Wszystko jasne. Kubica rezygnuje ze startów w 2025 roku
Robert Kubica od kilku lat spełnia się w wyścigach długodystansowych. W 2021 roku zadebiutował w European Le Mans Series i od razu sięgnął po mistrzostwo. Teraz, po trzech latach sukces ten powtórzył, ale jak sam przyznał, nie było tak łatwo. – Mam inne odczucia niż za pierwszym razem. W 2021 roku, gdy debiutowałem w wyścigach długodystansowych, zdobyliśmy mistrzostwo na rundę przed końcem. W tym roku było znacznie trudniej. Konkurencja była mocniejsza i w trakcie sezonu brakowało nam trochę prędkości.
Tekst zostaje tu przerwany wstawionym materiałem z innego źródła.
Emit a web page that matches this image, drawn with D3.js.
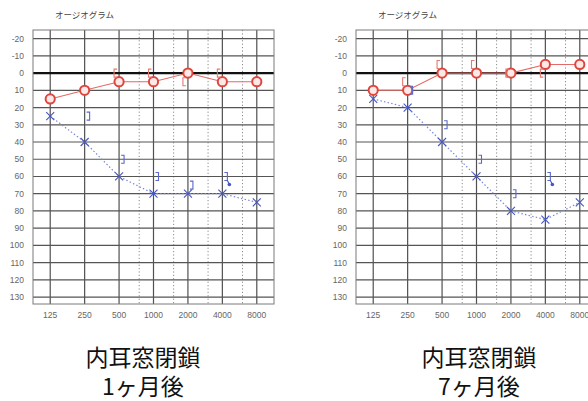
<!DOCTYPE html>
<html>
<head>
<meta charset="utf-8">
<script src="https://cdn.jsdelivr.net/npm/d3@7"></script>
<style>
  html, body { margin: 0; padding: 0; background: #fff; }
  svg { display: block; }
</style>
</head>
<body>
<svg id="chart" width="588" height="401"></svg>
<script>
// Audiogram axes
const freqs = [125, 250, 500, 1000, 2000, 4000, 8000];
const freqLabels = ["125", "250", "500", "1000", "2000", "4000", "8000"];
const halfFreqs = [750, 1500, 3000, 6000];
const dbTicks = [-20, -10, 0, 10, 20, 30, 40, 50, 60, 70, 80, 90, 100, 110, 120, 130];

// 1 month after: air conduction per frequency (dB HL)
const rightAir1 = [15, 10, 5, 5, 0, 5, 5];
const leftAir1 = [25, 40, 60, 70, 70, 70, 75];
// bone conduction [frequency, dB]
const rightBone1 = [[500, 0], [1000, 0], [2000, 5], [4000, 0]];
const leftBone1 = [[250, 25], [500, 50], [1000, 60], [2000, 65], [4000, 60]];
const leftBoneNoResp1 = [4000];

// 7 months after
const rightAir7 = [10, 10, 0, 0, 0, -5, -5];
const leftAir7 = [15, 20, 40, 60, 80, 85, 75];
const rightBone7 = [[250, 5], [500, -5], [1000, -5], [2000, 0], [4000, 0]];
const leftBone7 = [[250, 10], [500, 30], [1000, 50], [2000, 70], [4000, 60]];
const leftBoneNoResp7 = [4000];

const chartTitle = "オージオグラム";
const captions1 = ["内耳窓閉鎖", "1ヶ月後"];
const captions7 = ["内耳窓閉鎖", "7ヶ月後"];

const svg = d3.select("#chart");
const W = 241, H = 274;

const x = d3.scaleLog().base(2)
  .domain([125 / Math.SQRT2, 8000 * Math.SQRT2])
  .range([0, W]);
const y = d3.scaleLinear().domain([-25, 134]).range([0, H]);

const RED = "#e0453d", RED_LINE = "#e36a66", RED_BR = "#e47a72";
const BLUE = "#4656c4", BLUE_LINE = "#7b88d6", BLUE_BR = "#5a68cc";

function drawPanel(left, top, d) {
  const g = svg.append("g").attr("transform", `translate(${left},${top})`);

  // title
  svg.append("text")
    .attr("x", left + 22).attr("y", 18)
    .attr("font-family", "Noto Sans CJK JP, sans-serif")
    .attr("font-size", 8.5).attr("fill", "#444")
    .text(chartTitle);

  // half-octave dotted verticals
  g.selectAll("line.half").data(halfFreqs).join("line")
    .attr("x1", f => x(f)).attr("x2", f => x(f))
    .attr("y1", 0).attr("y2", H)
    .attr("stroke", "#8a8a8a").attr("stroke-width", 1)
    .attr("stroke-dasharray", "1.2,2.2");

  // octave verticals
  g.selectAll("line.oct").data(freqs).join("line")
    .attr("x1", f => x(f)).attr("x2", f => x(f))
    .attr("y1", 0).attr("y2", H)
    .attr("stroke", "#505050").attr("stroke-width", 1.2);

  // horizontal grid
  g.selectAll("line.h").data(dbTicks).join("line")
    .attr("x1", 0).attr("x2", W)
    .attr("y1", v => y(v)).attr("y2", v => y(v))
    .attr("stroke", v => v === 0 ? "#111" : "#555")
    .attr("stroke-width", v => v === 0 ? 2.2 : 1.2);

  // frame
  g.append("rect").attr("x", 0).attr("y", 0).attr("width", W).attr("height", H)
    .attr("fill", "none").attr("stroke", "#7a7a7a").attr("stroke-width", 1);

  // axes labels
  g.selectAll("text.yl").data(dbTicks).join("text")
    .attr("x", -9).attr("y", v => y(v)).attr("dy", "0.35em")
    .attr("text-anchor", "end")
    .attr("font-family", "Liberation Sans Narrow, Liberation Sans, sans-serif")
    .attr("font-size", 8.5).attr("fill", "#666")
    .text(v => v);
  g.selectAll("text.xl").data(freqs).join("text")
    .attr("x", f => x(f)).attr("y", H + 11).attr("dy", "0.35em")
    .attr("text-anchor", "middle")
    .attr("font-family", "Liberation Sans Narrow, Liberation Sans, sans-serif")
    .attr("font-size", 8.5).attr("fill", "#666")
    .text((f, i) => freqLabels[i]);

  // left ear air conduction: dotted line + crosses
  const lineGen = d3.line().x(p => x(p[0])).y(p => y(p[1]));
  const leftPts = freqs.map((f, i) => [f, d.leftAir[i]]);
  g.append("path").datum(leftPts).attr("d", lineGen)
    .attr("fill", "none").attr("stroke", BLUE_LINE).attr("stroke-width", 1.2)
    .attr("stroke-dasharray", "1.5,2.2");
  const s = 4;
  g.selectAll("path.x").data(leftPts).join("path")
    .attr("d", p => {
      const cx = x(p[0]), cy = y(p[1]);
      return `M${cx - s},${cy - s}L${cx + s},${cy + s}M${cx - s},${cy + s}L${cx + s},${cy - s}`;
    })
    .attr("stroke", BLUE).attr("stroke-width", 1.1).attr("fill", "none");

  // right ear air conduction: solid line + circles
  const rightPts = freqs.map((f, i) => [f, d.rightAir[i]]);
  g.append("path").datum(rightPts).attr("d", lineGen)
    .attr("fill", "none").attr("stroke", RED_LINE).attr("stroke-width", 1.1);
  g.selectAll("circle.o").data(rightPts).join("circle")
    .attr("cx", p => x(p[0])).attr("cy", p => y(p[1])).attr("r", 4.6)
    .attr("fill", "#fbe9e7").attr("stroke", RED).attr("stroke-width", 2);

  // left ear bone conduction "]"
  g.selectAll("path.lb").data(d.leftBone).join("path")
    .attr("d", p => {
      const cx = x(p[0]) + 5, cy = y(p[1]);
      return `M${cx - 3},${cy - 4}H${cx}V${cy + 4}H${cx - 3}`;
    })
    .attr("stroke", BLUE_BR).attr("stroke-width", 1.1).attr("fill", "none");
  // no-response arrow
  const nr = d.leftBone.filter(p => d.noResp.includes(p[0]));
  g.selectAll("path.nr").data(nr).join("path")
    .attr("d", p => {
      const cx = x(p[0]) + 5, cy = y(p[1]);
      return `M${cx},${cy + 4}L${cx + 2},${cy + 8}`;
    })
    .attr("stroke", BLUE).attr("stroke-width", 1.1);
  g.selectAll("circle.nr").data(nr).join("circle")
    .attr("cx", p => x(p[0]) + 7).attr("cy", p => y(p[1]) + 8).attr("r", 1.8)
    .attr("fill", BLUE);

  // right ear bone conduction "["
  g.selectAll("path.rb").data(d.rightBone).join("path")
    .attr("d", p => {
      const cx = x(p[0]) - 5, cy = y(p[1]);
      return `M${cx + 3},${cy - 4}H${cx}V${cy + 4}H${cx + 3}`;
    })
    .attr("stroke", RED_BR).attr("stroke-width", 1.1).attr("fill", "none");
}

function drawCaption(cx, lines) {
  svg.selectAll(null).data(lines).join("text")
    .attr("x", cx).attr("y", (l, i) => 366 + i * 29)
    .attr("text-anchor", "middle")
    .attr("font-family", "Noto Sans CJK JP, sans-serif")
    .attr("font-size", 23).attr("fill", "#111")
    .text(l => l);
}

drawPanel(33, 30, { rightAir: rightAir1, leftAir: leftAir1, rightBone: rightBone1, leftBone: leftBone1, noResp: leftBoneNoResp1 });
drawPanel(356, 30, { rightAir: rightAir7, leftAir: leftAir7, rightBone: rightBone7, leftBone: leftBone7, noResp: leftBoneNoResp7 });
drawCaption(143, captions1);
drawCaption(479, captions7);
</script>
</body>
</html>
Dlatego był to wymagający rok, zakończony wymagającym weekendem – powiedział Robert Kubica w rozmowie z portalem powrotroberta.pl. Fani, którzy wypatrują już kolejnego sezonu, będą jednak srogo rozczarowani. Kubica zapowiedział bowiem, że w 2025 roku w tej serii go nie zobaczymy.
Swoją decyzję Robert Kubica podjął już wcześniej i utrzymuje ją nawet po zwycięstwie w całej serii. – ta wygrana nic nie zmienia. Wyniki nie mają wpływu na moje decyzje. Dlatego raczej nie będę ścigał się w ELMS w 2025 roku. Teraz mam trochę odpoczynku. Wskoczę na rower, pobędę trochę sam w górach, bo są tu bardzo fajne trasy – wyjawił Kubica. Warto jednak zauważyć, że to nie koniec ścigania dla Roberta Kubicy w tym roku. Wciąż startuje on też w serii World Endurance Championship (WEC) w barwach zespołu AF Corse. Tutaj jednak team Polaka nie radzi sobie już tak dobrze, bo choć wygrał przedostatni wyścig w sezonie w Austin, to w klasyfikacji generalnej zajmuje dopiero 9. miejsce. Ostatni start będzie miał natomiast miejsce 2 listopada w Bahrajnie.